Sono ripartiti, uno, due, a seconda dei giorni, o perlomeno hanno ricominciato a darne timidamente notizia nei telegiornali e sui giornali, perché in realtà non si erano mai fermati: sono gli omicidi delle donne.

Ho recentemente letto la bella recensione di Sandro Veronesi all’ultimo libro di Edoardo Albinati: Il velo pietoso, che ruota – a partire dal caso di Giovanna Fratello, bambina uccisa dalla incuranza clinica – intorno al tema della crescente e dilagante cialtroneria. Veronesi in particolare si sofferma su un punto che Albinati sottolinea con forza: la necessità di fare qualcosa, di fare da sé. È un’idea che mi gira per la testa da tempo, e che mi ha fatto diventare ancora più noioso nei confronti delle persone a me vicine, che tormento con il cosa possiamo e dobbiamo fare. Così il mio passato e i miei anni oltre che la lunga frequentazione dell’India, mi sono venuti in aiuto.

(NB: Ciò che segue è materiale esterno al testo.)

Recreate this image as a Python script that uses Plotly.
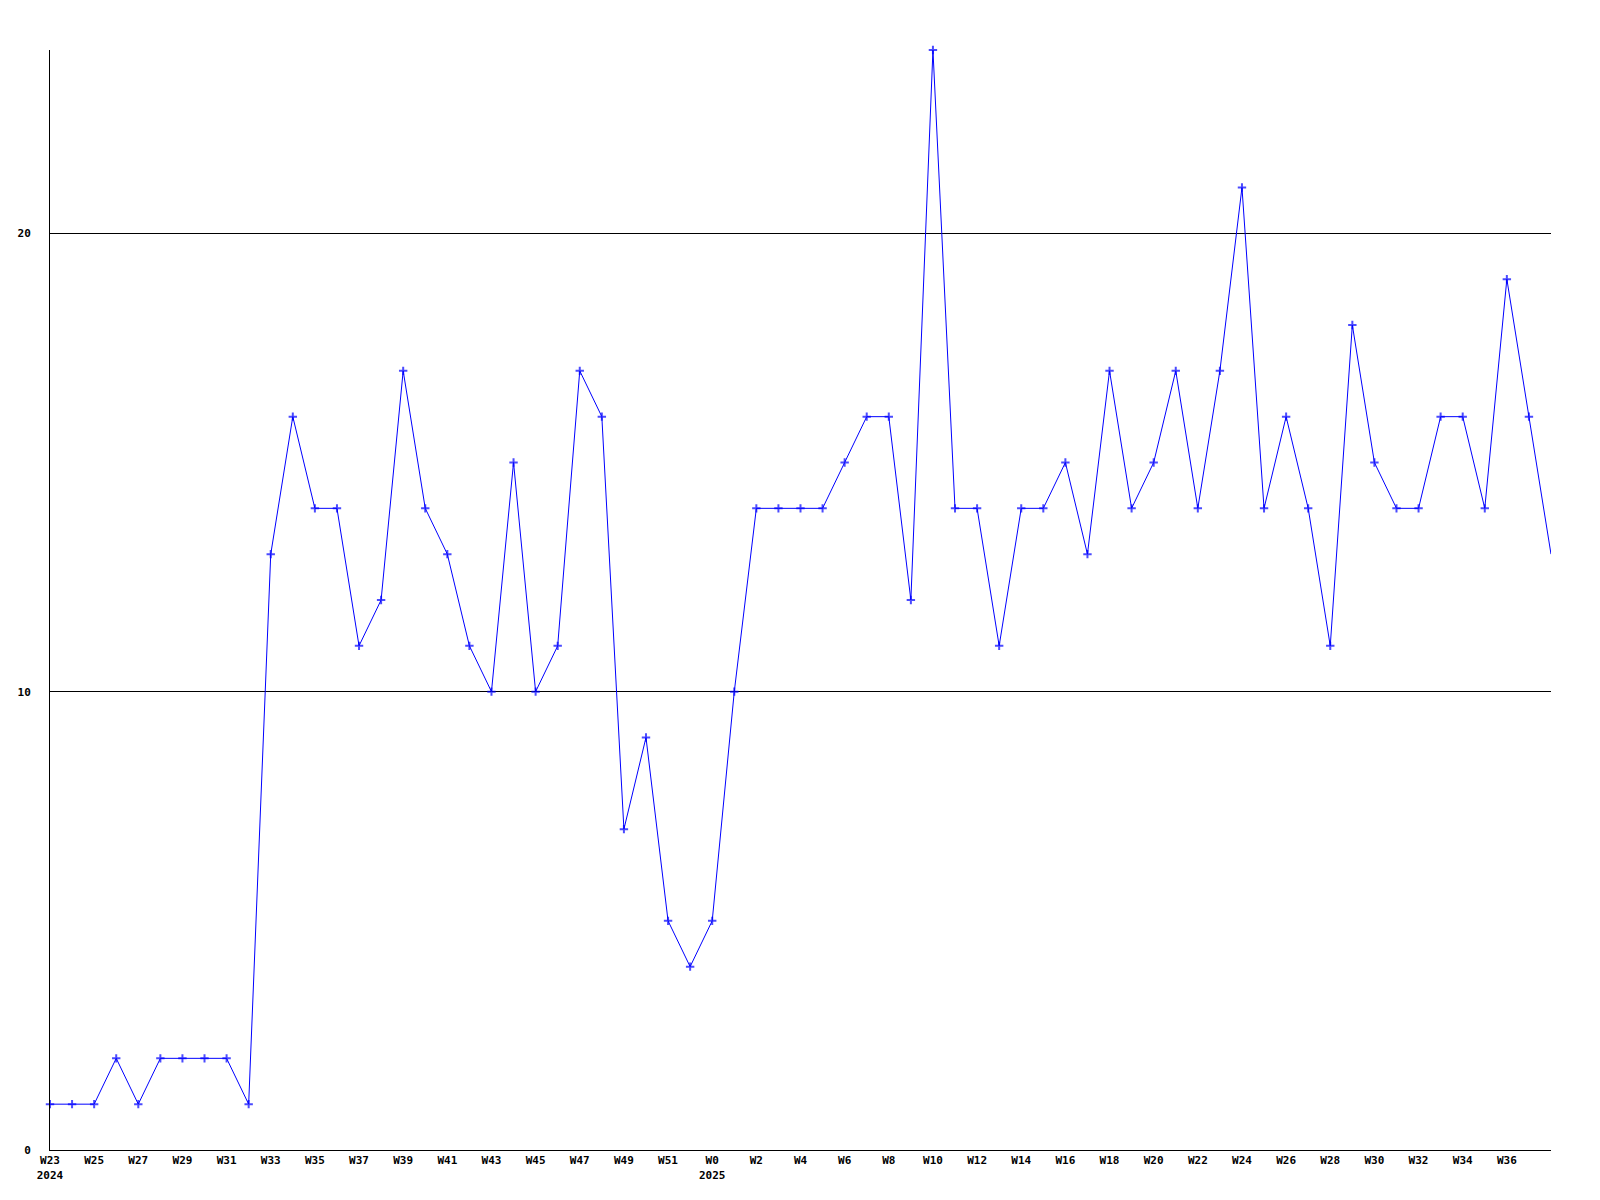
import plotly.graph_objects as go

weeks = ["W23", "W24", "W25", "W26", "W27", "W28", "W29", "W30", "W31", "W32",
         "W33", "W34", "W35", "W36", "W37", "W38", "W39", "W40", "W41", "W42",
         "W43", "W44", "W45", "W46", "W47", "W48", "W49", "W50", "W51", "W52",
         "W0", "W1", "W2", "W3", "W4", "W5", "W6", "W7", "W8", "W9",
         "W10", "W11", "W12", "W13", "W14", "W15", "W16", "W17", "W18", "W19",
         "W20", "W21", "W22", "W23", "W24", "W25", "W26", "W27", "W28", "W29",
         "W30", "W31", "W32", "W33", "W34", "W35", "W36", "W37", "W38"]
years = {0: "2024", 30: "2025"}
values = [1, 1, 1, 2, 1, 2, 2, 2, 2, 1,
          13, 16, 14, 14, 11, 12, 17, 14, 13, 11,
          10, 15, 10, 11, 17, 16, 7, 9, 5, 4,
          5, 10, 14, 14, 14, 14, 15, 16, 16, 12,
          24, 14, 14, 11, 14, 14, 15, 13, 17, 14,
          15, 17, 14, 17, 21, 14, 16, 14, 11, 18,
          15, 14, 14, 16, 16, 14, 19, 16, 13]
y_ticks = [0, 10, 20]

idx = list(range(len(values)))
tickvals = idx[:-1:2]
ticktext = []
for i in tickvals:
    t = "<b>" + weeks[i] + "</b>"
    if i in years:
        t += "<br><b>" + years[i] + "</b>"
    ticktext.append(t)

marker_sizes = [6] * (len(values) - 1) + [0]

fig = go.Figure()
fig.add_trace(go.Scatter(
    x=idx, y=values, mode="lines+markers",
    line=dict(color="#0000ff", width=1),
    marker=dict(symbol="cross-thin", size=marker_sizes, color="#0000ff",
                line=dict(color="#0000ff", width=2)),
    cliponaxis=False, showlegend=False,
))

fig.update_layout(
    width=1584, height=1184,
    margin=dict(l=42, r=41, t=42, b=42),
    paper_bgcolor="white", plot_bgcolor="white",
    font=dict(family="DejaVu Sans Mono", size=11, color="black"),
    xaxis=dict(range=[0, len(values) - 1], tickmode="array", tickvals=tickvals,
               ticktext=ticktext, showgrid=False, zeroline=False,
               showline=True, linecolor="black", linewidth=1, ticks="",
               tickangle=0, automargin=False),
    yaxis=dict(range=[0, 24], tickmode="array", tickvals=y_ticks,
               ticktext=["<b>%d</b>" % v for v in y_ticks],
               showgrid=True, gridcolor="black", gridwidth=1, zeroline=False,
               showline=True, linecolor="black", linewidth=1, ticks="",
               ticklabelstandoff=16, automargin=False),
)

fig.write_html("out.html")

Partiamo dall’India. L’India è un paese violento, molto violento, soprattutto nei confronti delle donne: stupri, matrimoni forzati, omicidi per rifiuto delle regole, pestaggi. Allora in giro per il paese sono sorti piccoli gruppi di donne, soprattutto nelle città ma anche nei villaggi, che si sono dati il nome di “Sari Rosa” (il sari è il tradizionale abito delle donne indiane) che auto-organizzandosi hanno cominciato a parlare della violenza che subiscono quotidianamente fra le mura domestiche e fuori, e hanno iniziato ad andare a “discutere” con i maschi violenti, mariti, padri, fratelli, fidanzati, colleghi, compagni di scuola o semplici vicini di casa per spiegare loro che così non si fa, che non va bene. La replica della prima discussione è meno dialogante, vola qualche cazzotto e qualche bastonata, ma con il tempo, è stata sempre meno necessaria.

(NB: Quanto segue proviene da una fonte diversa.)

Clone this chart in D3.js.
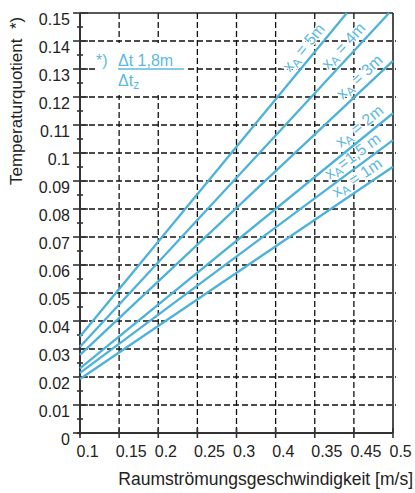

Non potevo a questo punto non pensare al servizio d’ordine dei primi tempi del movimento degli studenti, ci siamo organizzati e abbiamo difeso le manifestazioni che irragionevolmente venivano vietate, ma anche gli spazi di agibilità. Qui è doveroso ricordare che dopo i primi tempi il servizio d’ordine è andato molto oltre i compiti iniziali e ci sono stati episodi di violenza gratuita ed eccessiva. E le forze dell’ordine? E i servizi sociali? E le organizzazioni di femministe? Beh, diciamo che i primi due sono insufficienti, sia sul piano del numero sia sul piano della preparazione, ma anche dell’impegno. Per il terzo gruppo, come sostiene spesso Natalia Aspesi, alcune a mio parere sono troppo impegnate a tradurre osservazioni irriguardose in molestie e stanno perdendo di vista questo fenomeno, purtroppo ingigantito dalla pandemia. Stendo un velo pietoso, per l’appunto, sui media.

Giustizia fai da te? Forse. Risoluzione del problema? Chissà. Riduzione temporanea? Forse. Scossa alle istituzioni? Non so. Sicuramente prima di arrivare ai Katanga ci saranno dei passaggi, sarà una questione di contenuti ma anche di misura, ma soprattutto di voglia di fare qualche cosa, senza scuse. Casomai resto a disposizione.